Inspiration San Antonio 2012

I am in a quiet San Antonio airport on a Sunday morning. The sun is slowly illuminating the clouds outside. So with every minute, this room gets brighter for me and the handful of the people at this gate that will be flying today. I am aching because I wanted so much to sleep another two hours. But I’d rather be get home early and see my girls.

Yesterday we hosted Inspiration San Antonio at Six Flags Fiesta. About 1500-1600 teenagers came to the event, which is our highest attendance in the 9 years since we first started hosting the event.

Friday was night was a rare treat. When my plane touched down in San Antonio, I called my Uncle Paul and my cousin Jonathan to see if we could meet for dinner while I was in town. Within an hour, the three of us were sitting down at a Z-Tejas near my hotel.  It was cool to see Jonathan now as a junior in college. Oh how time flies.

Olympics

Speaking of flying, I’ve really enjoyed the 2012 Olympics in London. My family never got into the Olympics when I was young, but Candyce’s family makes a big deal out of it. When the 2008 Olympics in Beijing came around, I was studying for the GMAT to enter graduate school. What a difficult, awkward time that was. We were staying at a resort and water park in Phoenix. While everyone else was out enjoying the luxuries of life, I was holed away in an air conditioned room with the curtains closed tightly so that I wouldn’t be distracted by their wonderland.  …and now four years later, here I am: Matt Smith, MBA. And now I have time to enjoy the watching the Olympics with my little family.

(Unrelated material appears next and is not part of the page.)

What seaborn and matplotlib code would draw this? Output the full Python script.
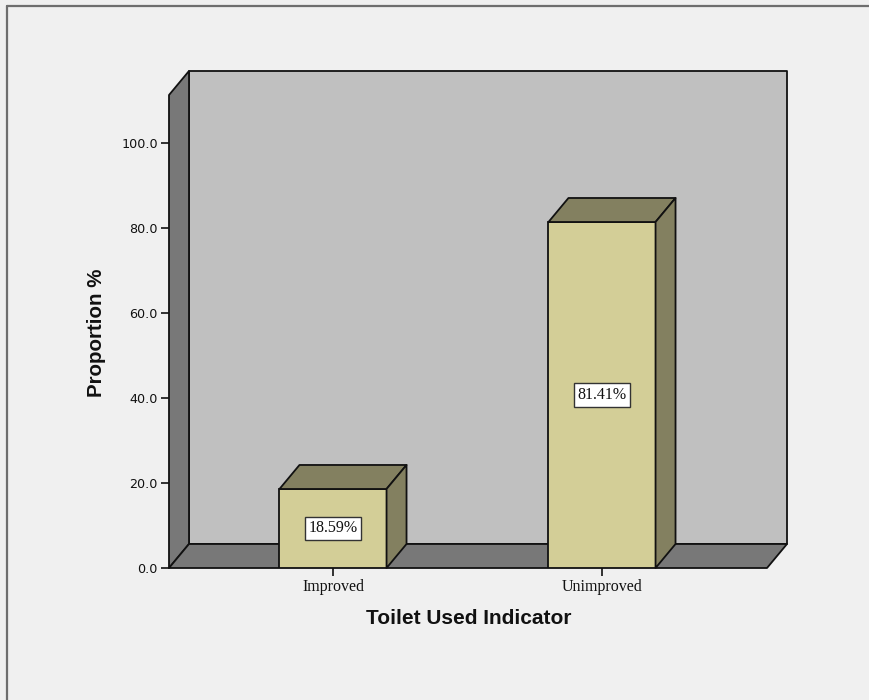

What has really fascinated me about the Olympics this year is that I am watching athletes at their finest. As an adult, “working out” is what you do when you want to lose weight and look hot. Very rarely is it about health. Or, if you are one in a million, you get to be an adult and a professional athlete. There you have the glory, fortune, and lifestyle. As much as I enjoy watching those professional sports, it’s an unsatisfying thought to know that he’s rewarded $200,000 for every game that he dribbles a ball up and down the court for four quarters. I sit on my couch for those four quarters and I don’t get paid anything.  But in the Olympics, the context of professional sports is stripped away. Team USA men’s basketball feels more pure than an NBA playoff game. Same guys, different context.

But the Olympics are special because the spotlight shines on those who don’t get massive multi-year salaries and even bigger endorsement deals. Gymnastics, swimming, track and field. I love that people train so hard for so long just to run 100 meters. Then they’re done. No second chance until the next Olympics.

These athletes fascinate me.

And now it’s time to board the plane.